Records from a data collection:
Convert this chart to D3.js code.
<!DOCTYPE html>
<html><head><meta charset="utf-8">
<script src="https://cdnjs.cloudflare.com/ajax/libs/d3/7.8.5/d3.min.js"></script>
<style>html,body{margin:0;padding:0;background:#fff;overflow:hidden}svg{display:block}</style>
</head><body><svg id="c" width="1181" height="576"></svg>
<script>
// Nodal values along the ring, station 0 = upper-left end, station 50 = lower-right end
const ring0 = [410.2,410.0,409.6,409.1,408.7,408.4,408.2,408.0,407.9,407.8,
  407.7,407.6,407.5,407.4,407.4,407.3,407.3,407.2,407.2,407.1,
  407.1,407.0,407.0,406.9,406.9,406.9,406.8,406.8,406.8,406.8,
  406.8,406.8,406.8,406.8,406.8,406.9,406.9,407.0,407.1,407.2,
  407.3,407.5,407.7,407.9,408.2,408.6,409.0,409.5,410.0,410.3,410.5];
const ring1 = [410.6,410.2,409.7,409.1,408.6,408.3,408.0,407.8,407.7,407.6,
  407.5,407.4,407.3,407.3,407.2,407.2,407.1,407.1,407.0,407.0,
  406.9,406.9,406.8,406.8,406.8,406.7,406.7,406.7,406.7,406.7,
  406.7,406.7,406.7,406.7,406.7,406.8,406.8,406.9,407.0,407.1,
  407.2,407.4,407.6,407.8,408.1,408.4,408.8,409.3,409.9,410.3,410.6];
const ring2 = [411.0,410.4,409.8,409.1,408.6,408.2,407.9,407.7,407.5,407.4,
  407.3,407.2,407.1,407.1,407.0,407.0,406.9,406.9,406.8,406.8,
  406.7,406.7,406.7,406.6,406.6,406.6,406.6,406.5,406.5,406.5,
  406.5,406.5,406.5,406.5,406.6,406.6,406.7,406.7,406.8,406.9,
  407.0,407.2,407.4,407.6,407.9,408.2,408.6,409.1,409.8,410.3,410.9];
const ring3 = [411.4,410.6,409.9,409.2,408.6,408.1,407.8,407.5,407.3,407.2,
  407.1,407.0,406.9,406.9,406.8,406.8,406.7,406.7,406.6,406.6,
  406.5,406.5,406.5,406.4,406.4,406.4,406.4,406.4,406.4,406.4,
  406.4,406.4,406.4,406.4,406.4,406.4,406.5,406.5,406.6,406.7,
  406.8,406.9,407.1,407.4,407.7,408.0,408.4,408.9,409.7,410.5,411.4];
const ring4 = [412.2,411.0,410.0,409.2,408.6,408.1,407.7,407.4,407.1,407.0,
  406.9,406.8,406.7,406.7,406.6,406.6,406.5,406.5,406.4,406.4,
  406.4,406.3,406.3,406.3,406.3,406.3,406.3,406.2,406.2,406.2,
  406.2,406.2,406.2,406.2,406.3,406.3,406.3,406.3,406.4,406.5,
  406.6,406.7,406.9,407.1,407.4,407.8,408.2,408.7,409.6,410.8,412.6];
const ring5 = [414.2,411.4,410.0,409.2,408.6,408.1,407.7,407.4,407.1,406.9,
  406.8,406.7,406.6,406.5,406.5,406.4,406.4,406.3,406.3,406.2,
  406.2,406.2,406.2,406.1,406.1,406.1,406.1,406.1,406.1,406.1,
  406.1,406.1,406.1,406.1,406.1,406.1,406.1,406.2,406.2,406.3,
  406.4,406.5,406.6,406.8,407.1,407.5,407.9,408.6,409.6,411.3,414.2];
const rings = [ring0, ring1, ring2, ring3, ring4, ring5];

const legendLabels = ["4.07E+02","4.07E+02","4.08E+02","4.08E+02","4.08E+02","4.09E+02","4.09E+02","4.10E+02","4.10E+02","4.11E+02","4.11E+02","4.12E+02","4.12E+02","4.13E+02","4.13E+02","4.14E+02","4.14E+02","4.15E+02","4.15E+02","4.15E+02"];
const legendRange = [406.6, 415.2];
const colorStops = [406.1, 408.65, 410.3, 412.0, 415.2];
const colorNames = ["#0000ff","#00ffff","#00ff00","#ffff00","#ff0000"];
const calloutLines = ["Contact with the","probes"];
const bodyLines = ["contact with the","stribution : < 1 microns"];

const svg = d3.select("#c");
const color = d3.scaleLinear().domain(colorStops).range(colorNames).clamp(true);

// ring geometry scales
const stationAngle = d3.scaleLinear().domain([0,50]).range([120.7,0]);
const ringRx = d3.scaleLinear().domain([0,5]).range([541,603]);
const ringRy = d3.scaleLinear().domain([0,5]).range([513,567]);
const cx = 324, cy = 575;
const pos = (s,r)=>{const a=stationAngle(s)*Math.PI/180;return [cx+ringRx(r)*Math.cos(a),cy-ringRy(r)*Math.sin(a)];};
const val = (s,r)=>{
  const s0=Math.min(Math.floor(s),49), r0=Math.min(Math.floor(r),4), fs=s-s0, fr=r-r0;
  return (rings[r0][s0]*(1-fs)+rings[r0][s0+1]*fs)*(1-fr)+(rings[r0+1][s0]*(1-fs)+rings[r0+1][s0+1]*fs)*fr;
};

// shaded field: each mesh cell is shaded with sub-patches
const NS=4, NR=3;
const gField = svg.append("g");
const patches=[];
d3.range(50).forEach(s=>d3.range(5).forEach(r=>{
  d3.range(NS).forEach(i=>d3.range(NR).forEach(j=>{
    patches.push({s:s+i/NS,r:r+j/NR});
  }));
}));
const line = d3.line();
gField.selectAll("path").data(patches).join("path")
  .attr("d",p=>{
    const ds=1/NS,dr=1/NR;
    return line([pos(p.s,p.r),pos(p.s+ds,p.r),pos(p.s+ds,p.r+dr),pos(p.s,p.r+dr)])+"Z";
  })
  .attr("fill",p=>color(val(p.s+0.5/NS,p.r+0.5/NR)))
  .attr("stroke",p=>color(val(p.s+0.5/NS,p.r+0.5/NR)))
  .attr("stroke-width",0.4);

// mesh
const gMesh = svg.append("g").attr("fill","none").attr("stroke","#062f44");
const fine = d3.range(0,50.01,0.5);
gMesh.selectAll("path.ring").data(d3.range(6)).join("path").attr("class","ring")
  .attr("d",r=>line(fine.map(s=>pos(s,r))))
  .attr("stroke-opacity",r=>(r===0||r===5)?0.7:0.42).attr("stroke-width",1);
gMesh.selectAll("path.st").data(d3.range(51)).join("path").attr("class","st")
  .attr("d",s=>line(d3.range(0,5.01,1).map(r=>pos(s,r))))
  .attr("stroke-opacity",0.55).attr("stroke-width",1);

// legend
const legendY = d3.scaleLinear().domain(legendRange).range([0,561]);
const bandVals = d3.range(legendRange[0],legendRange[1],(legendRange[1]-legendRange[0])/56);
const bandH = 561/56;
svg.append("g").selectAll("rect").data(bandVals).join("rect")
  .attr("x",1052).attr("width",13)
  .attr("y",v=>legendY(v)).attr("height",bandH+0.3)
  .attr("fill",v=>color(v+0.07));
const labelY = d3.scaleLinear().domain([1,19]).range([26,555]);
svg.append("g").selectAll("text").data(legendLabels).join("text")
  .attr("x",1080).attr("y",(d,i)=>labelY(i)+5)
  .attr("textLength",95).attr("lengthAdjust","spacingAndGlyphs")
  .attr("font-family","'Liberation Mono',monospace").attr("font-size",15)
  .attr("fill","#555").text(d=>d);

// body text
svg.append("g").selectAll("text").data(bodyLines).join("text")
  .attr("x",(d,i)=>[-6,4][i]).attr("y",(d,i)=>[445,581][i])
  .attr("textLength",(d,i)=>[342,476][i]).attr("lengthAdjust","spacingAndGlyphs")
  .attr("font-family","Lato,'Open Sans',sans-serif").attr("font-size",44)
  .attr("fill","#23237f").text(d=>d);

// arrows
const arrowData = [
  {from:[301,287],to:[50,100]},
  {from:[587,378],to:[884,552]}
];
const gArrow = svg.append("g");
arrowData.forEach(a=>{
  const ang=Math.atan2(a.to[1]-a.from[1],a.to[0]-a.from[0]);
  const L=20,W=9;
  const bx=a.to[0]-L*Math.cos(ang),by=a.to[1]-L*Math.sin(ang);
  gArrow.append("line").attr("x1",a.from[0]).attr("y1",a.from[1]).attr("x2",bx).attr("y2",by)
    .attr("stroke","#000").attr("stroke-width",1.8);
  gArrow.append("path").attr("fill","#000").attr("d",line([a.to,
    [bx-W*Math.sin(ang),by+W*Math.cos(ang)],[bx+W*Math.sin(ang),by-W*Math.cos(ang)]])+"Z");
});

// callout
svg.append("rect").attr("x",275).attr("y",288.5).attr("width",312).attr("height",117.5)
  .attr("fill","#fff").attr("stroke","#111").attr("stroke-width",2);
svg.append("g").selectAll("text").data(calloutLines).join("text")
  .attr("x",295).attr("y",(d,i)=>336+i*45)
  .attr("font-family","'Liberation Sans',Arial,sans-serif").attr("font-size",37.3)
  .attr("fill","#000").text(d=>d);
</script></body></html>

...

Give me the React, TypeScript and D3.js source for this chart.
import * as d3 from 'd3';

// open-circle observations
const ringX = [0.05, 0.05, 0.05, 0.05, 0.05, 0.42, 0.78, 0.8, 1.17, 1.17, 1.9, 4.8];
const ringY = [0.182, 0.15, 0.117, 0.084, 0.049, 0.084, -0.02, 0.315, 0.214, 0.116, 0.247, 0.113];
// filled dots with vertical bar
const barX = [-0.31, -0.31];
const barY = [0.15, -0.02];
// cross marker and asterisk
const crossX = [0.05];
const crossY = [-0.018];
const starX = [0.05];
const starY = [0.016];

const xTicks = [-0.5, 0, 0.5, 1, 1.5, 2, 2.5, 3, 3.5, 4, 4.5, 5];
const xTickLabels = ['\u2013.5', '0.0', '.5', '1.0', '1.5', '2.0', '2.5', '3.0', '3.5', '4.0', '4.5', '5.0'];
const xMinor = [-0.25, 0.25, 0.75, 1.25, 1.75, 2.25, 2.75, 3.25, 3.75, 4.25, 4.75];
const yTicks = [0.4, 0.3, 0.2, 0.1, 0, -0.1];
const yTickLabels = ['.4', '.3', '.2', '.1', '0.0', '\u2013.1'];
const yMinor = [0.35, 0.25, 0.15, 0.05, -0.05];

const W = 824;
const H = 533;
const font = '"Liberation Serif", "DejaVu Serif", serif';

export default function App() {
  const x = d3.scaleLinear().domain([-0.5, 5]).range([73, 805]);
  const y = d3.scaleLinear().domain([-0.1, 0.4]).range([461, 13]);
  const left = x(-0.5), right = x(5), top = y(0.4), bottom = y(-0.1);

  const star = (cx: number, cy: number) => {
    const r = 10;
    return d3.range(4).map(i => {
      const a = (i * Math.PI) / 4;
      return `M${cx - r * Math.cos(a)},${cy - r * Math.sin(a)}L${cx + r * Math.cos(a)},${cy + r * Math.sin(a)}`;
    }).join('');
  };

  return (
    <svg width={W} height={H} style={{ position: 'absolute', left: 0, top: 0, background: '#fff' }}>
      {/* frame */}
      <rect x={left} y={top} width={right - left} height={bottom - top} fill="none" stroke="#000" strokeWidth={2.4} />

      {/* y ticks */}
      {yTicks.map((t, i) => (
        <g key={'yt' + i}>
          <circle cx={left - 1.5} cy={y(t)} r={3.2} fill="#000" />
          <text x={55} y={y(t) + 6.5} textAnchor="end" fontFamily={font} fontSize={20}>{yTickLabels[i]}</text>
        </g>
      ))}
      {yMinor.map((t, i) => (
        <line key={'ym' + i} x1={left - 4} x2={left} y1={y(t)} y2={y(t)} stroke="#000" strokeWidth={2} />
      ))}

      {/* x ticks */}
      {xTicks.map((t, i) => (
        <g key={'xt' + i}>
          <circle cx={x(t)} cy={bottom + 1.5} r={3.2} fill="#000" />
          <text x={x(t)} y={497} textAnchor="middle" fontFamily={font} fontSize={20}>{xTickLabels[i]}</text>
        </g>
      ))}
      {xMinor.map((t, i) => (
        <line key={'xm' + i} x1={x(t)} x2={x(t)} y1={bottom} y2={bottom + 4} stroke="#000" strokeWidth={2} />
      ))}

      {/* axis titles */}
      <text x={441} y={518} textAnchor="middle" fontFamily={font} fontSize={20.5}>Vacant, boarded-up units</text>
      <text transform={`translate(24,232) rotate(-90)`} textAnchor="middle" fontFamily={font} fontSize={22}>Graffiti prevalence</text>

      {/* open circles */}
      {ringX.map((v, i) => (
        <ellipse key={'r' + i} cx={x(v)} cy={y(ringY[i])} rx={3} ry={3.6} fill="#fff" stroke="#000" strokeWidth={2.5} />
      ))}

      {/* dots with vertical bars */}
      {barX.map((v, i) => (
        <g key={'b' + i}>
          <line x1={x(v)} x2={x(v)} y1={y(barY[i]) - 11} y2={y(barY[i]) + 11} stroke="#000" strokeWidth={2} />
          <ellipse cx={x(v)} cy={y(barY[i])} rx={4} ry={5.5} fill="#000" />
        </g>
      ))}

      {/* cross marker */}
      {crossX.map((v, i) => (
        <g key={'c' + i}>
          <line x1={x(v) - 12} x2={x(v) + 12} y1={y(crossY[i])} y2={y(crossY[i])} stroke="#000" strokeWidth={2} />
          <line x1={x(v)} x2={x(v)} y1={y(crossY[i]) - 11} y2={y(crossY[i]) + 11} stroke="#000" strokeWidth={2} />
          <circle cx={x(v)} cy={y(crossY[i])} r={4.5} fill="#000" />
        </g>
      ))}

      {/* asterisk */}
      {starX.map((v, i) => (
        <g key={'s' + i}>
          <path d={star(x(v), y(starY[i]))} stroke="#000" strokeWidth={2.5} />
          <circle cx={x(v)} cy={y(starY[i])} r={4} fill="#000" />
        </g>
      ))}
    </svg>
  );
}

---

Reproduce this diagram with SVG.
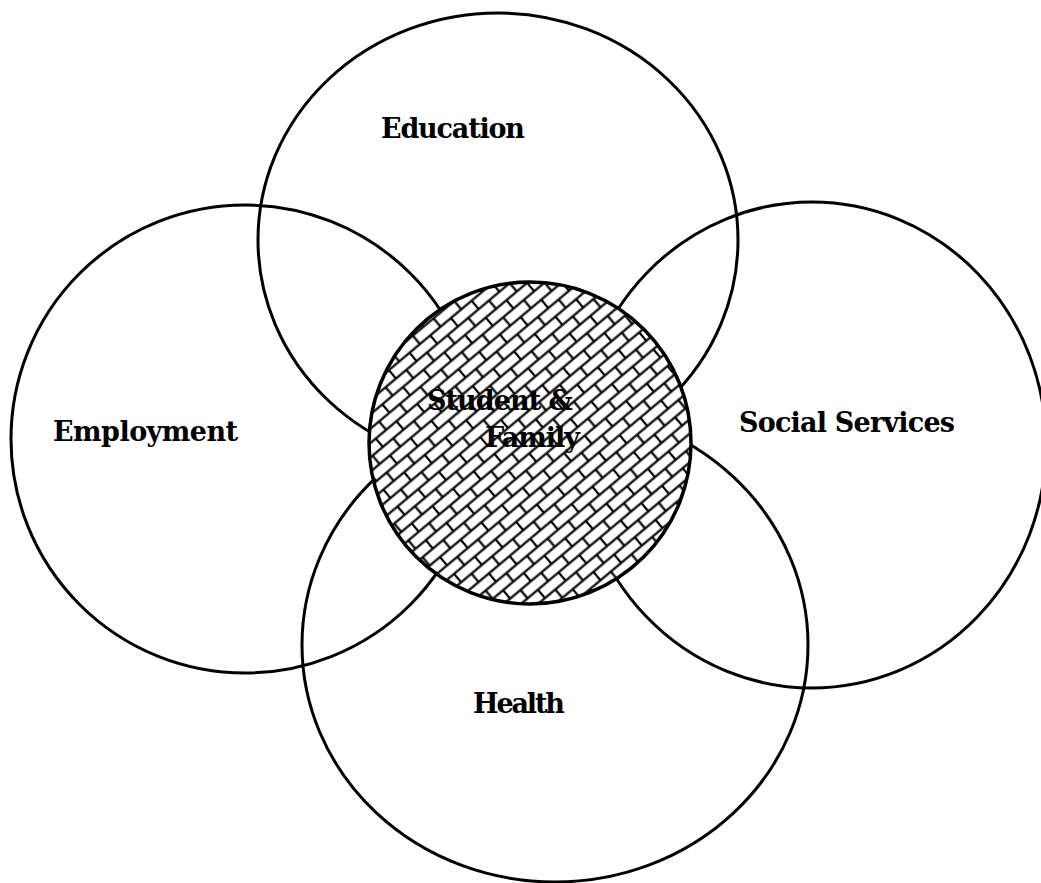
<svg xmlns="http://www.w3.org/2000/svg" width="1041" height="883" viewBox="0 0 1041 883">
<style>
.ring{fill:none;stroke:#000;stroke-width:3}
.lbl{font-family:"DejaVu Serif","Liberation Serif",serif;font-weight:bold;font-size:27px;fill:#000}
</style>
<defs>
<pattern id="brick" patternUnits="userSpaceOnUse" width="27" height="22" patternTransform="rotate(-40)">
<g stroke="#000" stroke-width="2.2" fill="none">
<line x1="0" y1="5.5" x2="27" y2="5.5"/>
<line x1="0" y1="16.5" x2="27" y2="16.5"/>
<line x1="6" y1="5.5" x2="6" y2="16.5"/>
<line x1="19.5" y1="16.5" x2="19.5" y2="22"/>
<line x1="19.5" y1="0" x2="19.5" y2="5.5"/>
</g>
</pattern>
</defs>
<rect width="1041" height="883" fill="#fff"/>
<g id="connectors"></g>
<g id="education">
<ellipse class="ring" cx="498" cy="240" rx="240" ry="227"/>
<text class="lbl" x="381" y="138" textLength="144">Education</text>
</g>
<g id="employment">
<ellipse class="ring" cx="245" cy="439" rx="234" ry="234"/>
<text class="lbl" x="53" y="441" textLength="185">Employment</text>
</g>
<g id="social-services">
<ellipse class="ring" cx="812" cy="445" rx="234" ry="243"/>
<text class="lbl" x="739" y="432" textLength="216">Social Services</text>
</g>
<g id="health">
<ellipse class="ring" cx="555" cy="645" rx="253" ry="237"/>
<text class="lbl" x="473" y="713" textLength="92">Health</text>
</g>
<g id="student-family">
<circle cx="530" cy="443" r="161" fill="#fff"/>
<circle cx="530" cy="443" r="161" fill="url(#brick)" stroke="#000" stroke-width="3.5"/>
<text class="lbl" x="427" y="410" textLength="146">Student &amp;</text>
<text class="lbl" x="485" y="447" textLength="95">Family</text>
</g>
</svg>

### [Exercise brief]
Locate the lines above that hold the word "with". Show every one of them.

### [Result of this task]
const calloutLines = ["Contact with the","probes"];
const bodyLines = ["contact with the","stribution : < 1 microns"];
// shaded field: each mesh cell is shaded with sub-patches
// filled dots with vertical bar
      {/* dots with vertical bars */}
Reproduce this diagram with SVG.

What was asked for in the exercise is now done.